Quite surprisingly, I don't seem to be able to find an answer for this question in Google search.

How many records are too many in an SRV record set?

10, 50 100?

If I want to provide a single hostname that balances across 50 servers in the same physical location, how best to do that?

How do I scale that to 100's of servers?


Solution

  • How many records are too many in an SRV record set?

    This all depends on the application consuming them.

    Besides the fact that more SRV records mean bigger DNS packets and hence possible problems if broken EDNS support or TCP queries.
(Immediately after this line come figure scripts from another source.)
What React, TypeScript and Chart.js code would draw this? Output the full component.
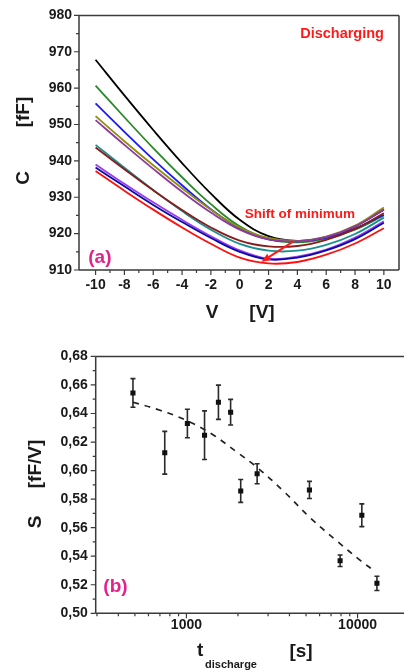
import React, { useEffect, useRef } from "react";
import { Chart, registerables } from "chart.js";

Chart.register(...registerables);

const FONT = 'Arial, "Liberation Sans", sans-serif';

// ---------- Chart (a): C-V curves ----------
const voltages = [-10, -8, -6, -4, -2, 0, 2, 4, 6, 8, 10];
const cBlack = [967.8, 958.0, 948.5, 939.4, 931.0, 923.8, 919.3, 918.0, 919.0, 922.0, 926.6];
const cGreen = [960.7, 952.0, 943.5, 935.5, 928.1, 922.0, 918.5, 917.6, 918.6, 921.1, 925.0];
const cBlue = [955.8, 948.0, 940.4, 933.3, 926.7, 921.4, 918.4, 917.9, 918.9, 921.4, 925.2];
const cOlive = [952.3, 945.4, 938.8, 932.5, 926.6, 921.7, 918.8, 918.0, 919.2, 922.2, 927.2];
const cPurple = [951.2, 944.4, 937.8, 931.5, 925.8, 921.1, 918.4, 917.9, 919.1, 922.0, 926.6];
const cTeal = [944.4, 938.1, 932.0, 926.2, 921.1, 917.2, 915.3, 915.3, 916.9, 919.9, 924.4];
const cMaroon = [943.7, 937.7, 931.9, 926.5, 921.7, 918.1, 916.5, 916.6, 918.3, 921.3, 925.6];
const cViolet = [939.0, 933.7, 928.6, 923.8, 919.3, 915.4, 913.1, 913.7, 915.6, 918.9, 923.4];
const cNavy = [938.2, 933.0, 927.9, 923.2, 918.8, 915.0, 912.9, 913.4, 915.4, 918.5, 923.0];
const cRed = [937.2, 931.8, 926.6, 921.7, 917.2, 913.4, 911.8, 912.2, 914.2, 917.3, 921.5];

const curvesA = [
  { values: cRed, color: "#ff1010" },
  { values: cNavy, color: "#0a0aa8" },
  { values: cViolet, color: "#9a3cf0" },
  { values: cMaroon, color: "#8a1c1c" },
  { values: cTeal, color: "#1b8f8f" },
  { values: cPurple, color: "#8e3a9e" },
  { values: cOlive, color: "#8f8f10" },
  { values: cBlue, color: "#1a1aff" },
  { values: cGreen, color: "#2a8a2a" },
  { values: cBlack, color: "#000000" },
];

const xTicksA = [-10, -8, -6, -4, -2, 0, 2, 4, 6, 8, 10];
const xMinorA = [-9, -7, -5, -3, -1, 1, 3, 5, 7, 9];
const yTicksA = [910, 920, 930, 940, 950, 960, 970, 980];
const yMinorA = [915, 925, 935, 945, 955, 965, 975];

const arrowFrom = { x: 3.7, y: 917.8 };
const arrowTo = { x: 1.5, y: 912.2 };

// ---------- Chart (b): S vs t_discharge ----------
const tDischarge = [487, 747, 1013, 1276, 1538, 1812, 2076, 2589, 5234, 7907, 10591, 12977];
const sValues = [0.6544, 0.6125, 0.633, 0.6248, 0.6479, 0.6409, 0.5857, 0.5978, 0.5864, 0.5368, 0.5687, 0.521];
const sErrors = [0.01, 0.015, 0.01, 0.017, 0.012, 0.009, 0.008, 0.007, 0.006, 0.004, 0.008, 0.005];
const fitT = [487, 700, 1000, 1400, 2000, 2600, 3700, 5300, 7600, 10500, 12300];
const fitS = [0.6479, 0.6423, 0.6351, 0.6258, 0.6124, 0.602, 0.5855, 0.5668, 0.5505, 0.5366, 0.5305];

const xTicksB = [1000, 10000];
const xMinorB = [300, 400, 500, 600, 700, 800, 900, 2000, 3000, 4000, 5000, 6000, 7000, 8000, 9000];
const yTicksB = [0.5, 0.52, 0.54, 0.56, 0.58, 0.6, 0.62, 0.64, 0.66, 0.68];
const yMinorB = [0.51, 0.53, 0.55, 0.57, 0.59, 0.61, 0.63, 0.65, 0.67];

const FRAME = "#3a3a3a";
const TEXT = "#1a1a1a";
const PINK = "#e4208a";
const RED = "#ff1a1a";

function framePlugin(opts: {
  xMajor: number[];
  xMinor: number[];
  yMajor: number[];
  yMinor: number[];
  drawRight: boolean;
  topToEdge: boolean;
}) {
  return {
    id: "frame",
    afterDatasetsDraw(chart: any) {
      const { ctx, chartArea, scales } = chart;
      const { left, right, top, bottom } = chartArea;
      const x = scales.x;
      const y = scales.y;
      ctx.save();
      ctx.strokeStyle = FRAME;
      ctx.lineWidth = 1.5;
      ctx.beginPath();
      ctx.moveTo(left, bottom);
      ctx.lineTo(left, top);
      ctx.moveTo(left, top);
      ctx.lineTo(opts.topToEdge ? chart.width : right, top);
      ctx.moveTo(left, bottom);
      ctx.lineTo(opts.topToEdge ? chart.width : right, bottom);
      if (opts.drawRight) {
        ctx.moveTo(right, top);
        ctx.lineTo(right, bottom);
      }
      ctx.stroke();
      ctx.lineWidth = 1.2;
      ctx.beginPath();
      opts.xMajor.forEach((v) => {
        const px = x.getPixelForValue(v);
        ctx.moveTo(px, bottom);
        ctx.lineTo(px, bottom + 5);
      });
      opts.xMinor.forEach((v) => {
        const px = x.getPixelForValue(v);
        if (px < left - 0.5 || px > chart.width) return;
        ctx.moveTo(px, bottom);
        ctx.lineTo(px, bottom + 3);
      });
      opts.yMajor.forEach((v) => {
        const py = y.getPixelForValue(v);
        ctx.moveTo(left, py);
        ctx.lineTo(left - 5, py);
      });
      opts.yMinor.forEach((v) => {
        const py = y.getPixelForValue(v);
        ctx.moveTo(left, py);
        ctx.lineTo(left - 3, py);
      });
      ctx.stroke();
      ctx.restore();
    },
  };
}

function rotatedText(ctx: any, text: string, x: number, y: number, font: string) {
  ctx.save();
  ctx.translate(x, y);
  ctx.rotate(-Math.PI / 2);
  ctx.font = font;
  ctx.textAlign = "center";
  ctx.textBaseline = "middle";
  ctx.fillText(text, 0, 0);
  ctx.restore();
}

const annotA = {
  id: "annotA",
  afterDraw(chart: any) {
    const { ctx, scales } = chart;
    const x = scales.x;
    const y = scales.y;
    ctx.save();
    const x1 = x.getPixelForValue(arrowFrom.x);
    const y1 = y.getPixelForValue(arrowFrom.y);
    const x2 = x.getPixelForValue(arrowTo.x);
    const y2 = y.getPixelForValue(arrowTo.y);
    const ang = Math.atan2(y2 - y1, x2 - x1);
    const hl = 10;
    ctx.strokeStyle = RED;
    ctx.fillStyle = RED;
    ctx.lineWidth = 2;
    ctx.beginPath();
    ctx.moveTo(x1, y1);
    ctx.lineTo(x2 - hl * 0.7 * Math.cos(ang), y2 - hl * 0.7 * Math.sin(ang));
    ctx.stroke();
    ctx.beginPath();
    ctx.moveTo(x2, y2);
    ctx.lineTo(x2 - hl * Math.cos(ang - 0.38), y2 - hl * Math.sin(ang - 0.38));
    ctx.lineTo(x2 - hl * Math.cos(ang + 0.38), y2 - hl * Math.sin(ang + 0.38));
    ctx.closePath();
    ctx.fill();

    ctx.textBaseline = "middle";
    ctx.textAlign = "center";
    ctx.font = `bold 14.5px ${FONT}`;
    ctx.fillText("Discharging", x.getPixelForValue(7.1), y.getPixelForValue(974.8));
    ctx.font = `bold 13.5px ${FONT}`;
    ctx.fillText("Shift of minimum", x.getPixelForValue(4.18), y.getPixelForValue(925.3));
    ctx.fillStyle = PINK;
    ctx.font = `bold 19px ${FONT}`;
    ctx.fillText("(a)", x.getPixelForValue(-9.7), y.getPixelForValue(913.5));

    ctx.fillStyle = TEXT;
    const tf = `bold 19px ${FONT}`;
    rotatedText(ctx, "C", 24, 178, tf);
    rotatedText(ctx, "[fF]", 24, 112, tf);
    ctx.font = tf;
    ctx.textAlign = "center";
    ctx.textBaseline = "middle";
    ctx.fillText("V", 212, 313);
    ctx.fillText("[V]", 262, 313);
    ctx.restore();
  },
};

const errorBarsB = {
  id: "errB",
  beforeDatasetsDraw(chart: any) {
    const { ctx, scales } = chart;
    const x = scales.x;
    const y = scales.y;
    ctx.save();
    ctx.strokeStyle = "#2a2a2a";
    ctx.lineWidth = 1.6;
    ctx.beginPath();
    tDischarge.forEach((t, i) => {
      const px = x.getPixelForValue(t);
      const yt = y.getPixelForValue(sValues[i] + sErrors[i]);
      const yb = y.getPixelForValue(sValues[i] - sErrors[i]);
      ctx.moveTo(px, yt);
      ctx.lineTo(px, yb);
      ctx.moveTo(px - 2.5, yt);
      ctx.lineTo(px + 2.5, yt);
      ctx.moveTo(px - 2.5, yb);
      ctx.lineTo(px + 2.5, yb);
    });
    ctx.stroke();
    ctx.restore();
  },
};

const annotB = {
  id: "annotB",
  afterDraw(chart: any) {
    const { ctx, scales } = chart;
    const x = scales.x;
    const y = scales.y;
    ctx.save();
    ctx.fillStyle = PINK;
    ctx.font = `bold 19px ${FONT}`;
    ctx.textAlign = "center";
    ctx.textBaseline = "middle";
    ctx.fillText("(b)", x.getPixelForValue(385), y.getPixelForValue(0.5184));

    ctx.fillStyle = TEXT;
    const tf = `bold 19px ${FONT}`;
    rotatedText(ctx, "S", 36, 182, tf);
    rotatedText(ctx, "[fF/V]", 36, 124, tf);
    ctx.font = tf;
    ctx.textAlign = "left";
    ctx.textBaseline = "alphabetic";
    ctx.fillText("t", 197, 316);
    ctx.font = `bold 11px ${FONT}`;
    ctx.fillText("discharge", 205, 328);
    ctx.font = tf;
    ctx.textAlign = "center";
    ctx.textBaseline = "middle";
    ctx.fillText("[s]", 301, 312);
    ctx.restore();
  },
};

const tickFont = { family: FONT, size: 14, weight: "bold" as const };

export default function App() {
  const refA = useRef<HTMLCanvasElement>(null);
  const refB = useRef<HTMLCanvasElement>(null);

  useEffect(() => {
    const chartA = new Chart(refA.current!, {
      type: "line",
      data: {
        datasets: curvesA.map((c) => ({
          data: voltages.map((v, i) => ({ x: v, y: c.values[i] })),
          borderColor: c.color,
          borderWidth: 1.8,
          pointRadius: 0,
          tension: 0.4,
          fill: false,
        })),
      },
      options: {
        responsive: false,
        animation: false,
        events: [],
        layout: { padding: { left: 0, top: 13, right: 5, bottom: 0 } },
        plugins: { legend: { display: false }, tooltip: { enabled: false } },
        scales: {
          x: {
            type: "linear",
            min: -11.15,
            max: 11.05,
            grid: { display: false, drawTicks: false },
            border: { display: false },
            ticks: {
              font: tickFont,
              color: TEXT,
              padding: 7,
              maxRotation: 0,
              autoSkip: false,
              callback: (v: any) => String(v),
            },
            afterBuildTicks: (s: any) => {
              s.ticks = xTicksA.map((v) => ({ value: v }));
            },
            afterFit: (s: any) => {
              s.height = 70;
            },
          },
          y: {
            type: "linear",
            min: 910,
            max: 980,
            grid: { display: false, drawTicks: false },
            border: { display: false },
            ticks: {
              font: tickFont,
              color: TEXT,
              padding: 7,
              autoSkip: false,
              callback: (v: any) => String(v),
            },
            afterBuildTicks: (s: any) => {
              s.ticks = yTicksA.map((v) => ({ value: v }));
            },
            afterFit: (s: any) => {
              s.width = 79;
            },
          },
        },
      },
      plugins: [
        framePlugin({
          xMajor: xTicksA,
          xMinor: xMinorA,
          yMajor: yTicksA,
          yMinor: yMinorA,
          drawRight: true,
          topToEdge: false,
        }),
        annotA,
      ],
    } as any);

    const chartB = new Chart(refB.current!, {
      type: "line",
      data: {
        datasets: [
          {
            data: tDischarge.map((t, i) => ({ x: t, y: sValues[i] })),
            showLine: false,
            pointStyle: "rect",
            pointRadius: 3.6,
            pointBackgroundColor: "#111",
            pointBorderColor: "#111",
            pointBorderWidth: 0,
          },
          {
            data: fitT.map((t, i) => ({ x: t, y: fitS[i] })),
            borderColor: "#222",
            borderWidth: 1.7,
            borderDash: [6, 6],
            pointRadius: 0,
            tension: 0.4,
            fill: false,
          },
        ],
      },
      options: {
        responsive: false,
        animation: false,
        events: [],
        layout: { padding: { left: 0, top: 15.7, right: 0, bottom: 0 } },
        plugins: { legend: { display: false }, tooltip: { enabled: false } },
        scales: {
          x: {
            type: "logarithmic",
            min: 295,
            max: 17700,
            grid: { display: false, drawTicks: false },
            border: { display: false },
            ticks: {
              font: tickFont,
              color: TEXT,
              padding: 3,
              maxRotation: 0,
              autoSkip: false,
              callback: (v: any) => String(v),
            },
            afterBuildTicks: (s: any) => {
              s.ticks = xTicksB.map((v) => ({ value: v }));
            },
            afterFit: (s: any) => {
              s.height = 58.7;
            },
          },
          y: {
            type: "linear",
            min: 0.5,
            max: 0.68,
            grid: { display: false, drawTicks: false },
            border: { display: false },
            ticks: {
              font: tickFont,
              color: TEXT,
              padding: 8,
              autoSkip: false,
              callback: (v: any) => Number(v).toFixed(2).replace(".", ","),
            },
            afterBuildTicks: (s: any) => {
              s.ticks = yTicksB.map((v) => ({ value: v }));
            },
            afterFit: (s: any) => {
              s.width = 95.7;
            },
          },
        },
      },
      plugins: [
        errorBarsB,
        framePlugin({
          xMajor: xTicksB,
          xMinor: xMinorB,
          yMajor: yTicksB,
          yMinor: yMinorB,
          drawRight: false,
          topToEdge: true,
        }),
        annotB,
      ],
    } as any);

    return () => {
      chartA.destroy();
      chartB.destroy();
    };
  }, []);

  return (
    <div
      style={{
        position: "fixed",
        left: 0,
        top: 0,
        width: 404,
        height: 672,
        background: "#fff",
        overflow: "hidden",
      }}
    >
      <canvas
        ref={refA}
        width={404}
        height={340}
        style={{ position: "absolute", left: 0, top: 0, width: 404, height: 340 }}
      />
      <canvas
        ref={refB}
        width={404}
        height={332}
        style={{ position: "absolute", left: 0, top: 340, width: 404, height: 332 }}
      />
    </div>
  );
}
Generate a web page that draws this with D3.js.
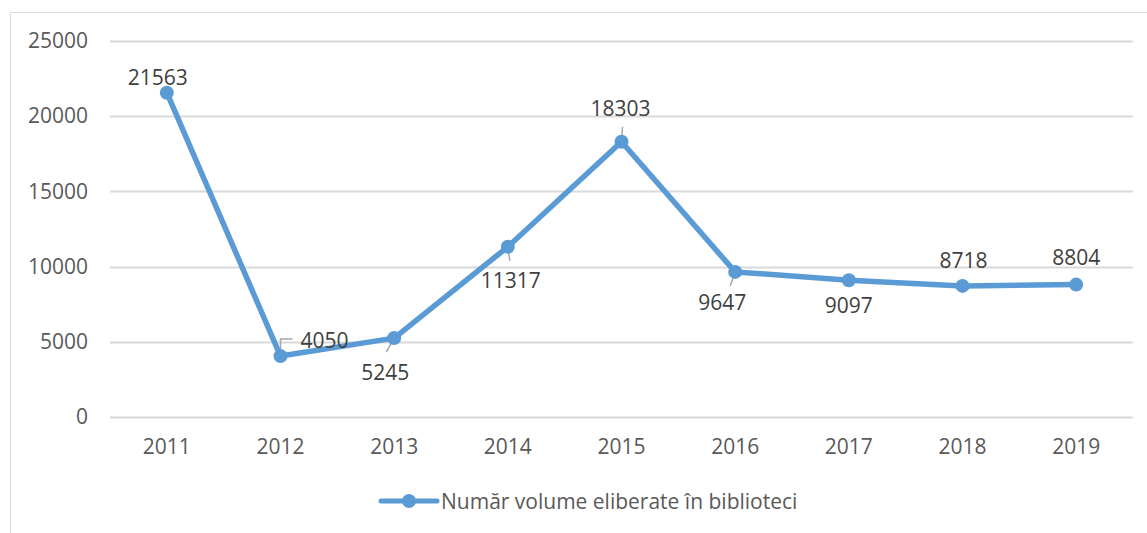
<!DOCTYPE html>
<html>
<head>
<meta charset="utf-8">
<script src="https://cdn.jsdelivr.net/npm/d3@7/dist/d3.min.js"></script>
<style>
  body { margin: 0; background: #fff; }
  text { font-family: "Open Sans", "Liberation Sans", sans-serif; }
</style>
</head>
<body>
<div id="viz"></div>
<script>
// data
var years = ['2011', '2012', '2013', '2014', '2015', '2016', '2017', '2018', '2019'];
var volumes = [21563, 4050, 5245, 11317, 18303, 9647, 9097, 8718, 8804];
var yTicks = [0, 5000, 10000, 15000, 20000, 25000];
var seriesName = 'Număr volume eliberate în biblioteci';

// where each data label sits relative to its point (dx, dy of text centre)
var labelPos = [
  [-9, -16], [44, -16], [-9, 34], [3, 33], [-1, -34], [-13, 30], [0, 25], [1, -26], [0, -28]
];

var width = 1147, height = 533;
var lineColor = '#5b9bd5';
var fontSize = '21px';

var svg = d3.select('#viz').append('svg')
  .attr('width', width)
  .attr('height', height);

// chart area border (only top and left visible)
svg.append('path')
  .attr('d', 'M10.5,' + height + 'V12.5H' + width)
  .attr('fill', 'none')
  .attr('stroke', '#d9d9d9')
  .attr('stroke-width', 1);

var x = d3.scaleBand().domain(years).range([110, 1133]);
var y = d3.scaleLinear().domain([0, 25000]).range([417, 41]);

// gridlines
svg.append('g').selectAll('line')
  .data(yTicks)
  .enter().append('line')
  .attr('x1', 110).attr('x2', 1133)
  .attr('y1', function(d) { return Math.round(y(d)) + 0.5; })
  .attr('y2', function(d) { return Math.round(y(d)) + 0.5; })
  .attr('stroke', '#d9d9d9')
  .attr('stroke-width', 2);

// y axis labels
var yAxis = svg.append('g')
  .attr('transform', 'translate(110,0)')
  .call(d3.axisLeft(y).tickValues(yTicks).tickSize(0).tickPadding(22).tickFormat(d3.format('d')));
yAxis.select('.domain').remove();
yAxis.selectAll('text')
  .attr('fill', '#595959')
  .style('font-size', fontSize);

// x axis labels
var xAxis = svg.append('g')
  .attr('transform', 'translate(0,417)')
  .call(d3.axisBottom(x).tickSize(0).tickPadding(22));
xAxis.select('.domain').remove();
xAxis.selectAll('text')
  .attr('fill', '#595959')
  .style('font-size', fontSize);

// line
function cx(i) { return x(years[i]) + x.bandwidth() / 2; }
var line = d3.line()
  .x(function(d, i) { return cx(i); })
  .y(function(d) { return y(d); });

svg.append('path')
  .datum(volumes)
  .attr('d', line)
  .attr('fill', 'none')
  .attr('stroke', lineColor)
  .attr('stroke-width', 5.5)
  .attr('stroke-linejoin', 'round');

// leader lines for labels moved away from their points
var leaders = svg.append('g')
  .attr('stroke', '#a6a6a6')
  .attr('stroke-width', 1.5)
  .attr('fill', 'none');
// 2012: elbow up then right
leaders.append('path')
  .attr('d', 'M' + cx(1) + ',' + y(volumes[1]) + 'V' + (y(volumes[1]) - 17) + 'H' + (cx(1) + 12));
// short ticks
[[2, -8, 14], [3, 2, 14], [4, 1, -15], [5, -5, 14]].forEach(function(t) {
  var i = t[0], px = cx(i), py = y(volumes[i]);
  leaders.append('line')
    .attr('x1', px).attr('y1', py)
    .attr('x2', px + t[1]).attr('y2', py + t[2]);
});

// markers
svg.append('g').selectAll('circle')
  .data(volumes)
  .enter().append('circle')
  .attr('cx', function(d, i) { return cx(i); })
  .attr('cy', function(d) { return y(d); })
  .attr('r', 7)
  .attr('fill', lineColor);

// data labels
svg.append('g').selectAll('text')
  .data(volumes)
  .enter().append('text')
  .attr('x', function(d, i) { return cx(i) + labelPos[i][0]; })
  .attr('y', function(d, i) { return y(d) + labelPos[i][1]; })
  .attr('text-anchor', 'middle')
  .attr('dominant-baseline', 'central')
  .attr('fill', '#404040')
  .style('font-size', fontSize)
  .text(function(d) { return d; });

// legend
var legend = svg.append('g').attr('transform', 'translate(381,501)');
legend.append('line')
  .attr('x1', 0).attr('x2', 56)
  .attr('stroke', lineColor)
  .attr('stroke-width', 5)
  .attr('stroke-linecap', 'round');
legend.append('circle')
  .attr('cx', 28).attr('r', 7)
  .attr('fill', lineColor);
legend.append('text')
  .attr('x', 60)
  .attr('dominant-baseline', 'central')
  .attr('fill', '#595959')
  .style('font-size', fontSize)
  .text(seriesName);
</script>
</body>
</html>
    This is in fact spelled out by RFC 2782 on SRV:

    Currently there's a practical limit of 512 bytes for DNS replies. Until all resolvers can handle larger responses, domain administrators are strongly advised to keep their SRV replies below 512 bytes.

    (but it was written on February 2000, so lots of things changed since then).

    If I want to provide a single hostname that balances across 50 servers in the same physical location

    The DNS might not be the perfect solution for your problem. You can have only one record pointing to a load balancer that will then handle the split between the 50 physical servers.

    Note that you might want to look at the newer HTTPS/SVCB records (IETF RFC not yet published, but codepoint allowed already and they are used in the wild and consumed/published by software from Google, Apple, and CloudFlare at least for now).